Check every line of the entries below for the word "this", and copy the ones that have it.
--- start Source material ---
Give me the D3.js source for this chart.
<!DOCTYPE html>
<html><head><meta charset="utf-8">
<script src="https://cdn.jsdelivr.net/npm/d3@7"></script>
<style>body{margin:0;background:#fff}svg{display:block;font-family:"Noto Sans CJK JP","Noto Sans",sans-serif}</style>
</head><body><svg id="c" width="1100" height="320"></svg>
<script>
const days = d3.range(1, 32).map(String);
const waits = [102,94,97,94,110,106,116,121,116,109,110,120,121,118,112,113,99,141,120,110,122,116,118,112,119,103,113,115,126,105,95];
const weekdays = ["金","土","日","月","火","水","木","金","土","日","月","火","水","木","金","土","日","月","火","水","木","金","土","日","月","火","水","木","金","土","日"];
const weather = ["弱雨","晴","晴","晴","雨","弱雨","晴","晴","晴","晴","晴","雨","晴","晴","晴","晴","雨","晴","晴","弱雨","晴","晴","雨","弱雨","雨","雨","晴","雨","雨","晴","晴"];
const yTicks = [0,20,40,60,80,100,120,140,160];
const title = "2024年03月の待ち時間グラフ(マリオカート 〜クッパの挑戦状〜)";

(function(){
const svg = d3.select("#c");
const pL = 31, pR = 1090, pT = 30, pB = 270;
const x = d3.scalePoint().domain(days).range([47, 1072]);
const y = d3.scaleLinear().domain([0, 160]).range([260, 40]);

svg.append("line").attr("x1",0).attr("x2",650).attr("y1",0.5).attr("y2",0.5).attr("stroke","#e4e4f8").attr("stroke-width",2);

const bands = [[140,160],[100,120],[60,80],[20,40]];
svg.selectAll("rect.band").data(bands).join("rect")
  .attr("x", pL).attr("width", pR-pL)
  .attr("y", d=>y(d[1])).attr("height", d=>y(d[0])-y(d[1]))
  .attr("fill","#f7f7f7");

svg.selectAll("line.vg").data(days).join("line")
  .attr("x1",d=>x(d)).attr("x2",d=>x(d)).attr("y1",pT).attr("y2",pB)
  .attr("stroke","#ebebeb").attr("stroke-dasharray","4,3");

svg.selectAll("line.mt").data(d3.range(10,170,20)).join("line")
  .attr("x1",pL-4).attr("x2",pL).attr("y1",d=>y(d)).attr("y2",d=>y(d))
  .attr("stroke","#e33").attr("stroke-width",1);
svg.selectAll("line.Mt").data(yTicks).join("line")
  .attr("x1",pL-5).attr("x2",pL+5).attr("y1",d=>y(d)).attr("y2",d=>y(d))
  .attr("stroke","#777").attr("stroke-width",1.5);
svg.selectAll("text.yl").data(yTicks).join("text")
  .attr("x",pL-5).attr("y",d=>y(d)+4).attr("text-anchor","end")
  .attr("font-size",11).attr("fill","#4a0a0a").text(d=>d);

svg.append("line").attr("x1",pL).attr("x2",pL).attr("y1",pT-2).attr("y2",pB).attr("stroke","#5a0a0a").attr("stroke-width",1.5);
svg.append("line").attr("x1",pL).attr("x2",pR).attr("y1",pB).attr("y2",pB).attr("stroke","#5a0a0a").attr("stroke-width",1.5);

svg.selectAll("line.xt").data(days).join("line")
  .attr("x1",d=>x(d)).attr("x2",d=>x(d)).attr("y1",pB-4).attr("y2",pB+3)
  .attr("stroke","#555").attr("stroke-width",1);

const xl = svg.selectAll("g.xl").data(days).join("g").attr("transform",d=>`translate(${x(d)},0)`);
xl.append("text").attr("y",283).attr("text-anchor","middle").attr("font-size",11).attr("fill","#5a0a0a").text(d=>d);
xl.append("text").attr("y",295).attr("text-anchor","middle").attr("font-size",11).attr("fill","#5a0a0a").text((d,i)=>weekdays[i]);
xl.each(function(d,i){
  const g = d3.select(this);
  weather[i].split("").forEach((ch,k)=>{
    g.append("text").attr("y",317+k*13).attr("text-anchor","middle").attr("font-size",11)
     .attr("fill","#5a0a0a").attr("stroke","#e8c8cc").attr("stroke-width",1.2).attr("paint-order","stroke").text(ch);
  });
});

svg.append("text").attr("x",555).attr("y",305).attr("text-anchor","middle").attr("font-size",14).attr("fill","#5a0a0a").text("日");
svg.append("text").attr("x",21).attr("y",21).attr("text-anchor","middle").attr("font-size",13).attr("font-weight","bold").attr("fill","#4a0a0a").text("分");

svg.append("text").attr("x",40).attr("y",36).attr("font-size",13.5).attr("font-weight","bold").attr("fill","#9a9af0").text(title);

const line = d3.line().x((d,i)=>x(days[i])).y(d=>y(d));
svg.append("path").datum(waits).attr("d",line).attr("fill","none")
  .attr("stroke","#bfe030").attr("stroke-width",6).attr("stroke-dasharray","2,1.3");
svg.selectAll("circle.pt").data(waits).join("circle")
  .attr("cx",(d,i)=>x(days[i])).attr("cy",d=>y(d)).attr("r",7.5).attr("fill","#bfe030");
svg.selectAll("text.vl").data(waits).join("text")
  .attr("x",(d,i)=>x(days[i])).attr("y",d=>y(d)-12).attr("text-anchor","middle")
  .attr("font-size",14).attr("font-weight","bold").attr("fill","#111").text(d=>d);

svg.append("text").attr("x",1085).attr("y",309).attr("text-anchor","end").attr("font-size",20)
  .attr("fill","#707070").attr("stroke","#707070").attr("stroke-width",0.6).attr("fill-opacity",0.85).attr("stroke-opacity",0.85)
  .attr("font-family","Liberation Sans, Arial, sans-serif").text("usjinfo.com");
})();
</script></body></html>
--- end Source material ---
--- start Source material ---
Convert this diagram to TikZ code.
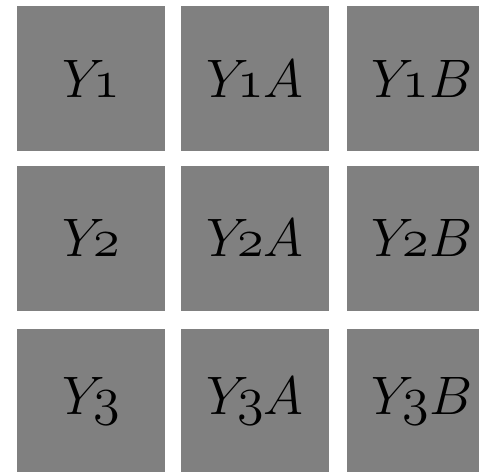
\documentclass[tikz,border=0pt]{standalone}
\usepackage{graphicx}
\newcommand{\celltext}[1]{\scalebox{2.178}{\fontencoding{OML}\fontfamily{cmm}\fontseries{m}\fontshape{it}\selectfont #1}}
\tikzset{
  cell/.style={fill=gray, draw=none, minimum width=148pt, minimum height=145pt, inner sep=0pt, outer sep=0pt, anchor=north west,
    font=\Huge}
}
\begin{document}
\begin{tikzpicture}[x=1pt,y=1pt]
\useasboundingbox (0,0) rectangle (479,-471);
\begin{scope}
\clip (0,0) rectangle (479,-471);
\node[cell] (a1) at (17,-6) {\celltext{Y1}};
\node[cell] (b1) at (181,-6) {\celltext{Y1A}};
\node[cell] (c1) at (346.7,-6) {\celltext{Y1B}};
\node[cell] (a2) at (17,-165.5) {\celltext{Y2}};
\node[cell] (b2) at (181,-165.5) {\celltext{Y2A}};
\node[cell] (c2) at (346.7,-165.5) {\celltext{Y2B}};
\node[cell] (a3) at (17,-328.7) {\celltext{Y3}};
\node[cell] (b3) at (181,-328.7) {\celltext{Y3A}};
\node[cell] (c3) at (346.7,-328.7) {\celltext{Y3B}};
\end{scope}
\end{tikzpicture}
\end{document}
--- end Source material ---
Final answer
Give me the D3.js source for this chart.
  const g = d3.select(this);
Convert this diagram to TikZ code.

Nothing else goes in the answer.